Ils ont commencé à s’enrichir. Ceux qui sont restés fonctionnaires ont organisé les baisses d’impôt pour ceux qui sont passés dans le privé. Ils ont couvert l’administration de leur chape de plomb et ont écarté tous les gêneurs. Le système est devenu leur chose profitable. Les déficits n’ont cessé de se creuser. Qu’importe, l’essentiel était le moment présent, le pouvoir, la reconnaissance qu’on en retirait. Ne dire non à aucun puissant. Ne se fâcher avec aucun soutien possible, dussent-ils vider pour cela le Trésor public. Les générations futures n’auront qu’à se débrouiller.

L’obsession de la croissance, de l’enrichissement vite et fort, de la réussite ostentatoire sont les mamelles du capitalisme de mai 68. Il se présente sous les apparences louables de l’esprit d’entreprise, de la libre initiative, de la rémunération du risque. Il cache en réalité l’amour de la rente et l’aversion pour l’incertitude. La caricature en est le High Frequency Trading, cette technique de trucage boursier qui permet aux spéculateurs d’empocher à coup sûr des plus-values sur les marchés, sans le moindre risque. Plus de la moitié des ordres passés à New York en relève. Et ceux-là qui transforment la bourse en jeu de bandit manchot nous donnent ensuite des leçons sur l’esprit capitaliste, sur le respect de la morale, et sur l’abomination que constituent tous ces assistés qui vivent de minima sociaux.

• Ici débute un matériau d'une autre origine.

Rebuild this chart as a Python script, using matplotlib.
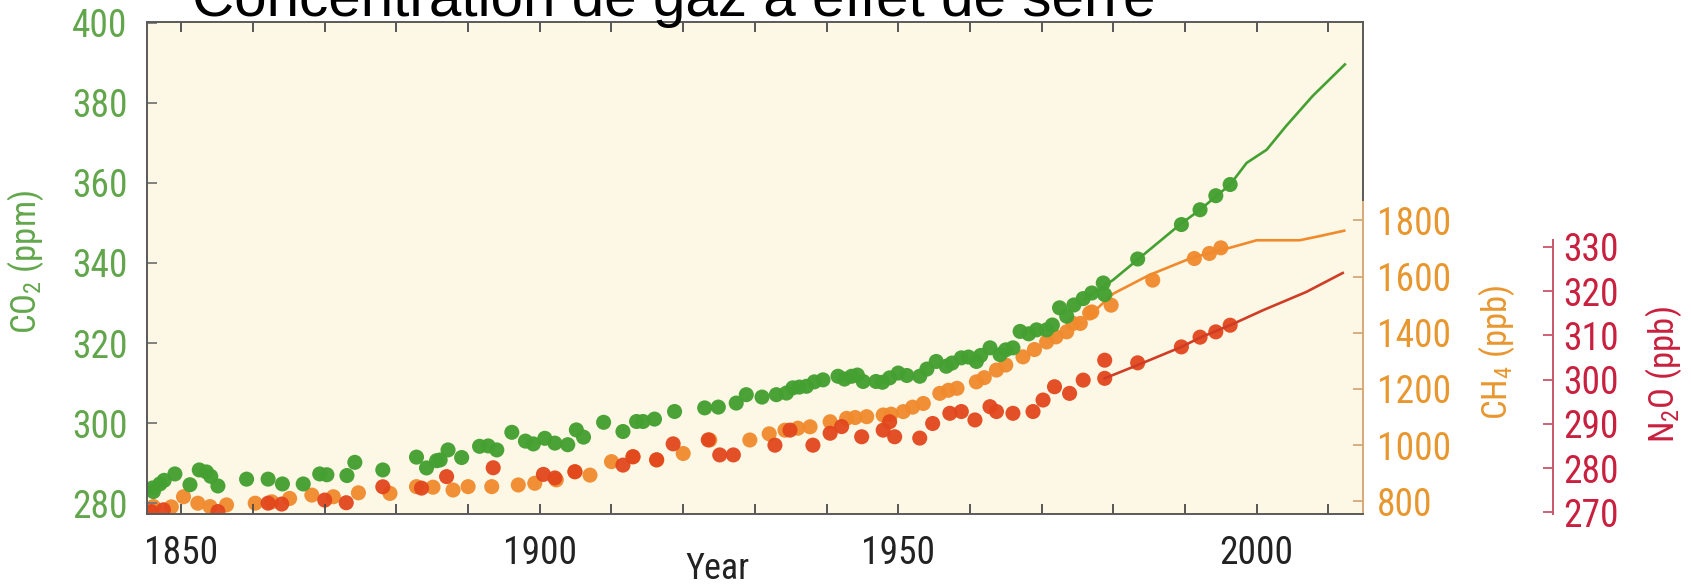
import matplotlib
matplotlib.use("Agg")
import matplotlib.pyplot as plt
from matplotlib import font_manager
from matplotlib.ticker import FixedLocator, MultipleLocator

# --- CO2 (ppm): ice-core / firn points and the instrumental curve ---
co2_years = [1846.0, 1846.1, 1847.0, 1847.6, 1849.1, 1851.2, 1852.5, 1853.5, 1854.1,
             1855.1, 1859.1, 1862.1, 1864.1, 1867.0, 1869.3, 1870.3, 1873.1, 1874.2,
             1878.1, 1882.8, 1884.2, 1885.6, 1886.1, 1887.2, 1889.1, 1891.6, 1892.8,
             1894.0, 1896.1, 1898.0, 1899.1, 1900.7, 1902.1, 1903.9, 1905.1, 1906.1,
             1908.9, 1911.6, 1913.5, 1914.4, 1916.0, 1918.8, 1923.0, 1924.9, 1927.4,
             1928.8, 1931.0, 1933.0, 1934.4, 1935.3, 1936.2, 1937.2, 1938.3, 1939.5,
             1941.6, 1942.5, 1943.5, 1944.3, 1945.1, 1946.9, 1947.8, 1948.8, 1950.0,
             1951.2, 1953.0, 1954.0, 1955.3, 1956.7, 1957.5, 1958.8, 1959.8, 1960.9,
             1961.5, 1962.8, 1964.2, 1965.0, 1966.0, 1967.0, 1968.2, 1969.3, 1970.7,
             1971.5, 1972.5, 1973.5, 1974.5, 1975.8, 1977.0, 1978.6, 1978.8, 1983.4,
             1989.5, 1992.1, 1994.3, 1996.3]
co2_ppm = [283.8, 282.9, 284.8, 285.7, 287.3, 284.6, 288.3, 287.8, 286.7,
           284.3, 286.0, 286.0, 284.8, 284.8, 287.3, 287.1, 286.9, 290.2,
           288.3, 291.5, 288.8, 290.6, 290.8, 293.3, 291.4, 294.2, 294.3,
           293.3, 297.7, 295.5, 294.8, 296.2, 295.0, 294.6, 298.3, 296.5,
           300.2, 297.9, 300.4, 300.4, 301.0, 302.9, 303.8, 304.0, 305.0,
           307.1, 306.5, 307.1, 307.5, 308.8, 309.0, 309.2, 310.3, 310.8,
           311.7, 311.0, 311.7, 312.0, 310.4, 310.4, 310.2, 311.3, 312.5,
           311.9, 311.7, 313.5, 315.4, 314.2, 315.0, 316.3, 316.5, 315.4,
           316.9, 318.8, 317.1, 318.3, 318.8, 322.9, 322.3, 323.3, 323.3,
           324.5, 328.8, 326.7, 329.5, 331.1, 332.5, 335.0, 332.1, 341.0,
           349.6, 353.3, 356.8, 359.6]
co2_line_years = [1976.0, 1980.0, 1983.7, 1989.3, 1992.1, 1996.3, 1998.6, 2001.4,
                  2004.1, 2007.8, 2012.3]
co2_line_ppm = [331.0, 335.8, 341.3, 349.6, 353.3, 359.6, 365.0, 368.3,
                374.2, 381.7, 389.6]

# --- CH4 (ppb) ---
ch4_years = [1846.1, 1848.6, 1850.3, 1852.3, 1854.0, 1856.3, 1860.3, 1862.6, 1865.1,
             1868.2, 1871.2, 1874.7, 1879.1, 1882.8, 1885.1, 1887.9, 1890.0, 1893.3,
             1897.0, 1899.3, 1902.3, 1904.9, 1907.0, 1910.0, 1913.0, 1916.3, 1920.0,
             1923.7, 1929.3, 1932.0, 1934.2, 1936.0, 1937.7, 1940.5, 1942.8, 1944.0,
             1945.6, 1947.9, 1949.0, 1950.7, 1952.0, 1953.5, 1955.8, 1957.0, 1958.2,
             1960.9, 1962.0, 1963.7, 1965.0, 1967.4, 1969.0, 1970.7, 1972.0, 1973.5,
             1974.4, 1975.4, 1976.7, 1977.0, 1979.7, 1985.5, 1991.3, 1993.4, 1995.0]
ch4_ppb = [781, 780, 816, 793, 781, 787, 793, 798, 810,
           822, 816, 830, 828, 852, 850, 840, 852, 852,
           858, 864, 876, 905, 893, 941, 958, 947, 970,
           1018, 1018, 1040, 1053, 1060, 1065, 1083, 1095, 1098,
           1101, 1107, 1110, 1119, 1135, 1148, 1184, 1195, 1202,
           1225, 1240, 1267, 1285, 1314, 1340, 1367, 1385, 1403,
           1433, 1433, 1470, 1474, 1498, 1587, 1664, 1682, 1702]
ch4_line_years = [1977.5, 1980.0, 1985.0, 1991.0, 1996.5, 2000.0, 2006.0, 2009.0, 2012.2]
ch4_line_ppb = [1480, 1539, 1605, 1667, 1704, 1729, 1729, 1745, 1763]

# --- N2O (ppb) ---
n2o_years = [1845.8, 1847.5, 1855.1, 1862.1, 1864.0, 1870.0, 1873.0, 1878.1, 1883.5,
             1887.0, 1893.5, 1900.5, 1902.1, 1904.9, 1911.6, 1913.0, 1916.3, 1918.6,
             1923.5, 1925.1, 1927.0, 1932.8, 1934.9, 1938.1, 1940.5, 1942.1, 1944.9,
             1947.9, 1948.8, 1949.5, 1953.0, 1954.8, 1957.2, 1958.8, 1960.7, 1962.8,
             1963.7, 1966.0, 1968.8, 1970.2, 1971.8, 1973.9, 1975.8, 1978.8, 1978.8,
             1983.4, 1989.5, 1992.1, 1994.3, 1996.3]
n2o_ppb = [270.2, 270.6, 270.2, 272.1, 271.9, 272.8, 272.2, 275.8, 275.5,
           278.1, 280.1, 278.6, 277.8, 279.2, 280.7, 282.6, 281.9, 285.5,
           286.4, 283.0, 283.0, 285.2, 288.6, 285.2, 287.9, 289.4, 287.1,
           288.6, 290.5, 287.1, 286.8, 290.1, 292.4, 292.8, 290.9, 293.9,
           292.8, 292.4, 292.8, 295.4, 298.4, 296.9, 299.9, 304.4, 300.3,
           303.8, 307.4, 309.6, 310.8, 312.3]
n2o_line_years = [1978.8, 1983.4, 1989.5, 1992.1, 1996.3, 2000.9, 2006.9, 2012.0]
n2o_line_ppb = [300.3, 303.3, 307.4, 309.5, 312.3, 315.7, 319.8, 324.1]

x_major = [1850, 1900, 1950, 2000]
co2_ticks = [280, 300, 320, 340, 360, 380, 400]
ch4_ticks = [800, 1000, 1200, 1400, 1600, 1800]
n2o_ticks = [270, 280, 290, 300, 310, 320, 330]

GREEN = "#45a032"
GREEN_TXT = "#62a64c"
ORANGE = "#f08a2c"
ORANGE_TXT = "#e8972f"
RED = "#e2461c"
RED_LINE = "#cf3d25"
CRIMSON = "#c8203e"
CREAM = "#fdf8e6"

names = {f.name for f in font_manager.fontManager.ttflist}
narrow = "DejaVu Sans"
for cand in ("Liberation Sans Narrow", "Roboto Condensed", "Open Sans Condensed",
             "Noto Sans Condensed"):
    if cand in names:
        narrow = cand
        break
plt.rcParams["font.family"] = [narrow]
plt.rcParams["font.stretch"] = "condensed"
plt.rcParams["mathtext.fontset"] = "custom"
plt.rcParams["mathtext.rm"] = narrow
plt.rcParams["mathtext.it"] = narrow

fig = plt.figure(figsize=(16.91, 5.88), dpi=100)
ax = fig.add_axes([0.0869, 0.1259, 0.7190, 0.8367])
ax_ch4 = ax.twinx()
ax_n2o = ax.twinx()

# background lives on the lowest axes so CO2 points sit on top
ax_ch4.set_zorder(1)
ax_ch4.patch.set_visible(True)
ax_ch4.patch.set_facecolor(CREAM)
ax_n2o.set_zorder(2)
ax.set_zorder(3)
ax.patch.set_visible(False)

pt = 118
ax_ch4.plot(ch4_line_years, ch4_line_ppb, color=ORANGE, lw=1.9)
ax_ch4.scatter(ch4_years, ch4_ppb, s=pt, color=ORANGE, edgecolors="none", alpha=0.95)
ax_n2o.plot(n2o_line_years, n2o_line_ppb, color=RED_LINE, lw=1.9)
ax_n2o.scatter(n2o_years, n2o_ppb, s=pt, color=RED, edgecolors="none", alpha=0.95)
ax.plot(co2_line_years, co2_line_ppm, color=GREEN, lw=1.9)
ax.scatter(co2_years, co2_ppm, s=pt, color=GREEN, edgecolors="none", alpha=0.97)

ax.set_xlim(1845.2, 2014.8)
ax.set_ylim(277.3, 400.2)
ax_ch4.set_ylim(754.7, 2506)
ax_n2o.set_ylim(269.66, 380.8)

# host frame
for side in ("left", "top", "bottom", "right"):
    ax.spines[side].set_color("#5a5a5a")
    ax.spines[side].set_linewidth(1.4)
ax.spines["right"].set_bounds(355.8, 400.2)
ax.xaxis.set_major_locator(FixedLocator(x_major))
ax.xaxis.set_minor_locator(MultipleLocator(10))
ax.tick_params(axis="x", which="both", direction="in", length=7, width=1.3,
               top=True, color="#4a4a4a", labelsize=27, labelcolor="#222222", pad=15)
ax.set_yticks(co2_ticks)
ax.tick_params(axis="y", direction="in", length=7, width=1.3, color="#777777",
               labelcolor=GREEN_TXT, labelsize=27, pad=14)

# CH4 axis shares the right edge
for side in ("left", "top", "bottom"):
    ax_ch4.spines[side].set_visible(False)
    ax_n2o.spines[side].set_visible(False)
ax_ch4.spines["right"].set_color("#d9a877")
ax_ch4.spines["right"].set_linewidth(1.4)
ax_ch4.spines["right"].set_bounds(754.7, 1871)
ax_ch4.set_yticks(ch4_ticks)
ax_ch4.tick_params(axis="y", direction="in", length=7, width=1.3, color="#d9a877",
                   labelcolor=ORANGE_TXT, labelsize=27, pad=10)

# N2O axis offset to the right
ax_n2o.spines["right"].set_position(("axes", 1.1566))
ax_n2o.spines["right"].set_color("#c9566a")
ax_n2o.spines["right"].set_linewidth(1.4)
ax_n2o.spines["right"].set_bounds(269.66, 331.6)
ax_n2o.set_yticks(n2o_ticks)
ax_n2o.tick_params(axis="y", direction="in", length=7, width=1.3, color="#c9566a",
                   labelcolor=CRIMSON, labelsize=27, pad=7)

W, H = 1691, 588
fig.text(26 / W, 1 - 262 / H, r"CO$_2$ (ppm)", rotation=90, ha="center", va="center",
         color=GREEN_TXT, fontsize=25)
fig.text(1497 / W, 1 - 352 / H, r"CH$_4$ (ppb)", rotation=90, ha="center", va="center",
         color=ORANGE_TXT, fontsize=25)
fig.text(1664 / W, 1 - 375 / H, r"N$_2$O (ppb)", rotation=90, ha="center", va="center",
         color=CRIMSON, fontsize=25)
fig.text(717 / W, 1 - 569 / H, "Year", ha="center", va="center", color="#222222",
         fontsize=26)
fig.text(674 / W, 1 - 16 / H, "Concentration de gaz à effet de serre", ha="center",
         va="baseline", color="black", fontsize=42, family="Liberation Sans",
         stretch="normal")

fig.savefig("out.png", dpi=100, facecolor="white")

Encore cela n’est-il rien. Que dire de ces machines à rente que l’on nomme grandes entreprises, puisqu’elles vivent des petits arrangements décidés par l’État, le plus souvent conduits avec des fonctionnaires complaisants de Bercy. Il suffit de prendre la composition du CAC 40 pour mesurer l’ampleur de la collusion entre les grandes entreprises françaises et la technostructure publique. Pour l’essentiel, ce sont d’anciennes nationalisées: Total, France Telecom, les banques, les compagnies d’assurance, qui ont grandi à l’abri de l’État et qui continuent à obtenir des réglementations protectrices pour leurs petits arrangements.

Il ne s’agit d’ailleurs pas de dire ici qu’elles sont mal gérées, ou qu’elles n’affrontent pas de véritable concurrence. En revanche, elles ne peuvent nier qu’elles bénéficient d’un avantage comparatif certain, par rapport à leurs équivalentes de droit commun, en quelque sorte, puisqu’elles ont toujours disposé d’un accès privilégié à la réglementation. La caricature de ce phénomène reste l’invention par Bercy du bénéfice mondial consolidé, qui a permis à Total d’échapper pendant des années à ses obligations fiscales en matière d’impôt sur les sociétés. Mais que dire de la défiscalisation des stock-options? Des innombrables niches inventées année après année, ni vues ni connues, pour régler les problèmes d’un petit monde discret mais bien résolu à préserver son patrimoine et sa rente?